More explicitly, we see Tiw’s association with two in the Mars Thingsus inscription where he is associated with two female “battle spirits”, in the counsel to “call twice” upon Tiw found in the Sigdrifumal, in his forming of a duo with Thunor in the Hymskvidha, as well as his two attempts to lift the cauldron of Hymir in that same myth. Indeed, from a broader Indo-European perspective, the Divine Twins always appear as the offspring of the Skyfather, who names are etymological relatives of Tiw.
it is a curious fact that each of the proposed theories on the meaning of the name Tuisto, even Grimm’s *tiwisko, all point in the direction of one another at some point or another.

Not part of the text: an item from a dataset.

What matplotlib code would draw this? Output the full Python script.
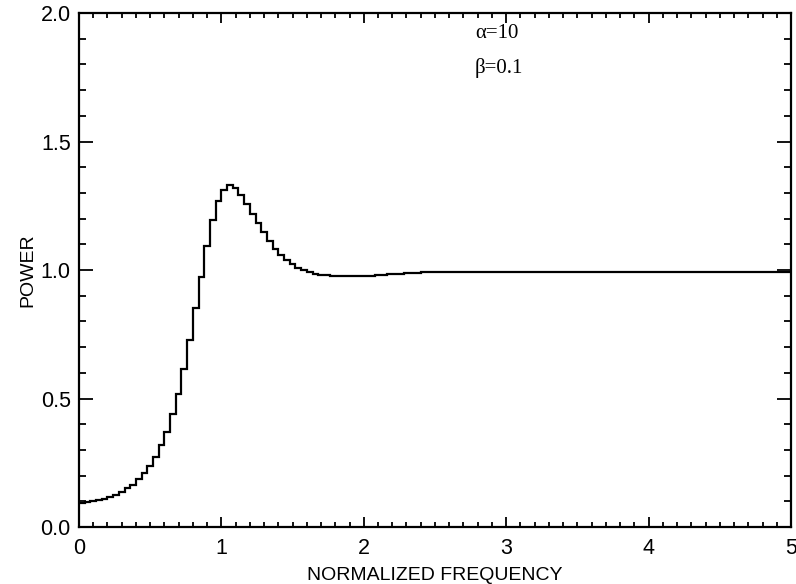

As such, while it might certainly be “un-Tiwic” of me to suggest, it would seem foolish, not so much to judge one theory as superior to the others, but to do so and hold it as exclusive, such that the others are foolishly dismissed as holding no merit as a result of a mere comparative weakness in merit, ie. they still have some degree of merit and in relation to something whose own merit is not exactly “beyond reasonable doubt”.
As unenviable a proposition as that might be to analytical reductionist type thinking, it is nevertheless in form with the poetic thinking of our ancestors, in which meaning (of words for example) was heavily reliant on context and position and relation, and myths and symbols could have multiple interpretations, layered and interwoven meanings,all equally valid, despite superficial differences, from within same cultural paradigm.
Sometimes these differences are a clear matter of variations on an underlying cultural theme, such as we seen in the motifs of Tiw and the Wolf, Woden and the Wolf, the Sun and thew Wolf, the Anglo-Saxon Sunheaded man and the Wolf, ie. Glory/Eternity and Death/Transience. Or they might be more profound and bewildering, but nevertheless clearly related, as in the case of the Bronze Age axe and lily representations.
And so, in the final analysis, each of these theories, together, might well tell us more about Tuisto, than any one might in and of itself. Which of course is the point of “tvista” (debate), ie. not to change the mind of the opposition, but to better inform the broader audience.
Tiw is no peace-maker. He is an edge-whetter.